As the nation continues to turn against America's War on Drugs, we're now learning that federal law enforcement officers for the U.S. Drug Enforcement Administration have violated polices, ethical standards, and their oath of office, but
appear to be completely above the law when it comes to being held accountable.
The U.S. Drug Enforcement Administration has allowed its employees to stay on the job despite internal investigations that found they had distributed drugs, lied to the authorities or committed other serious misconduct, newly disclosed records show.
Lawmakers expressed dismay this year that the drug agency had not fired agents who investigators found attended “sex parties” with prostitutes paid with drug cartel money while they were on assignment in Colombia. The Justice Department also opened an inquiry into whether the DEA is able to adequately detect and punish wrongdoing by its agents.
Records from the DEA’s disciplinary files show that was hardly the only instance in which the DEA opted not to fire employees despite apparently serious misconduct.

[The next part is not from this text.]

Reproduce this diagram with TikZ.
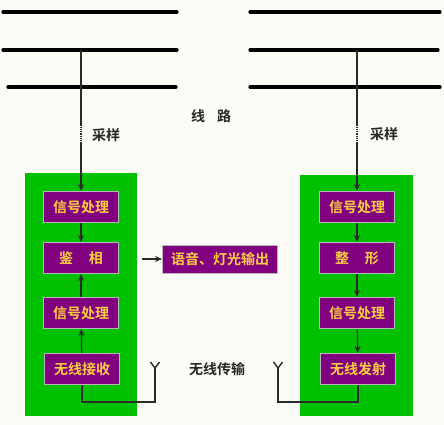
\documentclass[tikz,border=0pt]{standalone}
\usepackage{fontspec}
\newfontfamily\cjk{Noto Sans CJK SC Bold}
\usetikzlibrary{arrows.meta}
\definecolor{paper}{HTML}{FDFBF6}
\definecolor{boxpurple}{HTML}{800080}
\definecolor{boxgreen}{HTML}{00C000}
\definecolor{txtgold}{HTML}{FFCF40}
\definecolor{wire}{HTML}{2A2A2A}
\tikzset{
  blk/.style={draw=gray!55, line width=1pt, fill=boxpurple, text=txtgold,
    font=\cjk\fontsize{14}{14}\selectfont, minimum width=75pt, minimum height=31pt, inner sep=0pt},
  flow/.style={-{Stealth[length=7pt,width=6pt]}, wire, line width=1.2pt},
  lbl/.style={font=\cjk\fontsize{14}{14}\selectfont, text=black!85},
  bus/.style={line width=3.2pt, line cap=round, black},
}
\begin{document}
\begin{tikzpicture}[x=1pt, y=-1pt]
  \useasboundingbox[fill=paper] (0,0) rectangle (444,425);
  % power lines
  \foreach \y/\a/\b in {12/3/177, 50/3/177, 87/8/176}
    \draw[bus] (\a,\y) -- (\b,\y);
  \foreach \y/\a/\b in {12/250/440, 50/250/438, 87/250/440}
    \draw[bus] (\a,\y) -- (\b,\y);
  \node[lbl] (line) at (211,116) {线\hspace{12pt}路};
  % receiving side
  \fill[boxgreen] (25,173) rectangle (137,416);
  \node[blk] (lsig1) at (81,207) {信号处理};
  \node[blk] (ljx) at (81,258) {鉴\hspace{16pt}相};
  \node[blk] (lsig2) at (81,313) {信号处理};
  \node[blk] (lrx) at (82,369) {无线接收};
  \node[blk, minimum width=115pt, minimum height=28pt] (out) at (220,259) {语音、灯光输出};
  % sending side
  \fill[boxgreen] (300,175) rectangle (413,416);
  \node[blk] (rsig1) at (357,207) {信号处理};
  \node[blk] (rzx) at (357,258) {整\hspace{16pt}形};
  \node[blk] (rsig2) at (357,313) {信号处理};
  \node[blk] (rtx) at (358,369) {无线发射};
  % sampling taps
  \coordinate (ltap) at (81,50);
  \coordinate (rtap) at (357,50);
  \foreach \t/\s in {ltap/lsig1, rtap/rsig1} {
    \draw[wire, line width=1.1pt] (\t) -- ++(0,75) coordinate (cut1);
    \draw[wire, line width=1.1pt, densely dotted] (cut1) -- ++(0,18) coordinate (cut2);
    \draw[flow] (cut2) -- (\s);
  }
  \node[lbl] (samp1) at (106,135) {采样};
  \node[lbl] (samp2) at (384,134) {采样};
  % chains
  \draw[flow] (lsig1) -- (ljx);
  \draw[flow] (lsig2) -- (ljx);
  \draw[flow] (lrx) -- (lsig2);
  \foreach \a/\b in {rsig1/rzx, rzx/rsig2, rsig2/rtx}
    \draw[flow] (\a) -- (\b);
  \coordinate (ljxo) at (142,259);
  \draw[flow] (ljxo) -- (out);
  % antennas
  \coordinate (lant) at (155,368);
  \coordinate (rant) at (278,368);
  \draw[wire, line width=1.4pt] (lrx.south) -- ++(0,17) -| (lant);
  \draw[wire, line width=1.4pt] (rtx.south) -- ++(0,17) -| (rant);
  \foreach \a in {lant, rant}
    \draw[wire, line width=1.4pt] (\a) -- ++(-4.5,-6) (\a) -- ++(4.5,-6);
  \node[lbl] (air) at (217,369) {无线传输};
\end{tikzpicture}
\end{document}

One DEA agent was actually
recommended to be fired for distributing drugs, but instead received a two-week suspension and is back on the job.
Six DEA agents handcuffed a college student, Daniel Chong, to a wall for five days and left him alone in a room with no food, water, or restrooms. All six agents later claimed they forgot he was there. Not one of them was fired.
Keep reading, because it gets worse.
When it was determined that an entire crew of DEA agents attended sex parties paid for by Colombian drug cartels, the expectation was that the hammer would drop and that the agents would be fired. The parties weren't even a part of an operation. Nah.
Not only that, but the head of the DEA shocked the world and said federal law prohibited her from firing them.
But never has the criticism been more pointed than in March, when the inspector general revealed that DEA agents had attended “sex parties” while posted in Colombia. The agents received suspensions of between two and 10 days. Two weeks later, exasperated lawmakers pressed the DEA’s administrator, Michele Leonhart, on why she hadn’t fired them. Federal law doesn't allow it, she replied.
It's increasingly clear that at the local, state, and even federal level, law enforcement officers are completely above the law.